The Irish Government should review e-cigarette advertising legislation. This review should consider;

  • Further restrictions on advertisements that may promote e-cigarette use among children.
  • Developing a robust regulatory system to oversee and control online sales of tobacco and nicotine inhaling products with particular reference to  minors. Controls proposed in the ‘Online Safety and Media Regulation Bill’1  should be contemplated.
  • Making the Advertising Standards Authority of Ireland Code for e-cigarettes  mandatory.
  • Restrictions in terms of e-cigarette product placement, accessibility and visibility at point of sale should be considered by the Department of Health.
  • The introduction of mandatory e-cigarette warning notices and posters on the addictiveness of nicotine at all retail outlets selling e-cigarettes is recommended.

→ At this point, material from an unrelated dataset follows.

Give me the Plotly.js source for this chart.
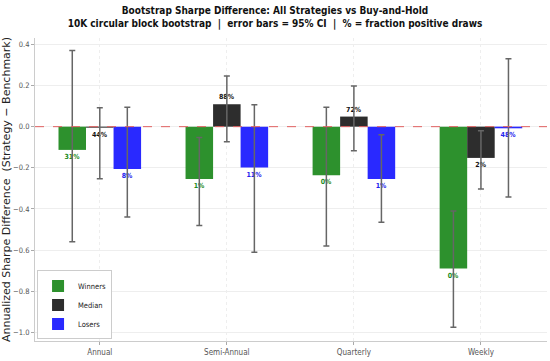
<!DOCTYPE html>
<html><head><meta charset="utf-8">
<script src="https://cdn.plot.ly/plotly-3.0.1.min.js"></script>
<style>html,body{margin:0;padding:0;background:#fff}#chart{width:550px;height:361px}</style>
</head><body><div id="chart"></div>
<script>
const categories = ["Annual", "Semi-Annual", "Quarterly", "Weekly"];

const winnersVal = [-0.113, -0.254, -0.236, -0.69];
const winnersLo  = [-0.56, -0.48, -0.58, -0.975];
const winnersHi  = [0.37, -0.053, 0.094, -0.41];
const winnersPct = ["31%", "1%", "0%", "0%"];

const medianVal = [-0.005, 0.109, 0.049, -0.152];
const medianLo  = [-0.253, -0.073, -0.117, -0.303];
const medianHi  = [0.092, 0.246, 0.198, -0.02];
const medianPct = ["44%", "88%", "72%", "2%"];

const losersVal = [-0.206, -0.199, -0.254, -0.008];
const losersLo  = [-0.439, -0.61, -0.465, -0.342];
const losersHi  = [0.094, 0.107, -0.039, 0.33];
const losersPct = ["8%", "11%", "1%", "48%"];

const NARROW = 'DejaVu Sans Condensed, DejaVu Sans';

function mk(name, vals, lo, hi, pct, color, tcolor) {
  return {
    type: 'bar', name: name, x: categories, y: vals,
    marker: {color: color},
    error_y: {type: 'data', symmetric: false,
      array: vals.map((v, i) => hi[i] - v),
      arrayminus: vals.map((v, i) => v - lo[i]),
      color: '#666666', thickness: 1.5, width: 3},
    text: pct, textposition: 'outside', cliponaxis: false, constraintext: 'none',
    textfont: {family: NARROW, size: 7, color: tcolor, weight: 'bold'},
    hoverinfo: 'skip'
  };
}

const data = [
  mk('Winners', winnersVal, winnersLo, winnersHi, winnersPct, 'rgba(34,139,34,0.95)', '#228B22'),
  mk('Median', medianVal, medianLo, medianHi, medianPct, 'rgba(34,34,34,0.95)', '#111111'),
  mk('Losers', losersVal, losersLo, losersHi, losersPct, 'rgba(30,30,255,0.95)', '#2222ee')
];

const layout = {
  width: 550, height: 361,
  margin: {l: 35, r: 3, t: 38, b: 20},
  paper_bgcolor: '#fff', plot_bgcolor: '#fff',
  barmode: 'group', bargap: 0.35, bargroupgap: 0,
  title: {text: '<b>Bootstrap Sharpe Difference: All Strategies vs Buy-and-Hold</b><br><b>10K circular block bootstrap  |  error bars = 95% CI  |  % = fraction positive draws</b>',
    font: {family: NARROW, size: 10, color: '#111'},
    x: 0.5, xanchor: 'center', y: 0.96, yanchor: 'top'},
  showlegend: true,
  legend: {x: 0.004, y: 0.005, xanchor: 'left', yanchor: 'bottom',
    bgcolor: 'rgba(255,255,255,0.9)', bordercolor: '#cccccc', borderwidth: 1,
    font: {family: NARROW, size: 7.5, color: '#222'},
    traceorder: 'normal', itemwidth: 30, tracegroupgap: 0},
  xaxis: {range: [-0.51, 3.52], showgrid: true, gridcolor: '#eeeeee', griddash: 'dot',
    showline: true, linecolor: '#cccccc', ticks: 'outside', ticklen: 3, tickcolor: '#aaaaaa',
    tickfont: {family: NARROW, size: 8, color: '#555'}, zeroline: false},
  yaxis: {range: [-1.042, 0.431], tickvals: [0.4, 0.2, 0, -0.2, -0.4, -0.6, -0.8, -1.0],
    ticktext: ['0.4', '0.2', '0.0', '\u22120.2', '\u22120.4', '\u22120.6', '\u22120.8', '\u22121.0'],
    showgrid: true, gridcolor: '#eeeeee', showline: true, linecolor: '#cccccc',
    ticks: 'outside', ticklen: 3, tickcolor: '#aaaaaa', zeroline: false,
    tickfont: {family: NARROW, size: 7.5, color: '#555'},
    title: {text: 'Annualized Sharpe Difference  (Strategy \u2212 Benchmark)', standoff: 6,
      font: {family: 'DejaVu Sans', size: 11, color: '#222'}}},
  shapes: [{type: 'line', xref: 'paper', x0: 0, x1: 1, yref: 'y', y0: 0, y1: 0,
    line: {color: '#e06060', width: 1, dash: 'dash'}, layer: 'above'}]
};

Plotly.newPlot('chart', data, layout, {displayModeBar: false, staticPlot: true});
</script></body></html>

  • Restrictions on flavours similar to that adopted for cigarettes and other tobacco products should receive consideration for ecigarette products because of their attractiveness to youth.
  • Schoolchildren need to be better informed of the health effects of e-cigarettes in addition to the addictive nature of nicotine, and e-cigarettes that contain nicotine. Best practice communication techniques should be employed and their impact should be evaluated.
  • School anti-smoking education programmes should provide schoolchildren with information on nicotine addiction, health effects of e-cigarettes and what they contain. This should be incorporated into the school curriculum.
  • Training programmes for children within and outside schools should incorporate social skills such as assertiveness to help reduce the impact of group influence to undertake health risk behaviours.
  • Parents should be provided with accurate up to date information about nicotine addiction and the adverse health effects of e-cigarettes, particularly its effect on the developing brain in adolescence. This should also stress the importance of discussing e-cigarettes with children. Best practice communication methods should be employed and evaluated.
  • The governance of underage discos should be reviewed. The HSE Tobacco Free Ireland (TFI)  Programme should advocate for a smoke and vape free policy in venues known to host underage discos. The HSE should promote a review of the management of underage discos in collaboration with key stakeholders. Consideration should be given to introducing mandatory smoke and vape free policies when hosting underage discos.
  • The installation of e-cigarette detection and smoke detection devices should be considered for Irish school toilets.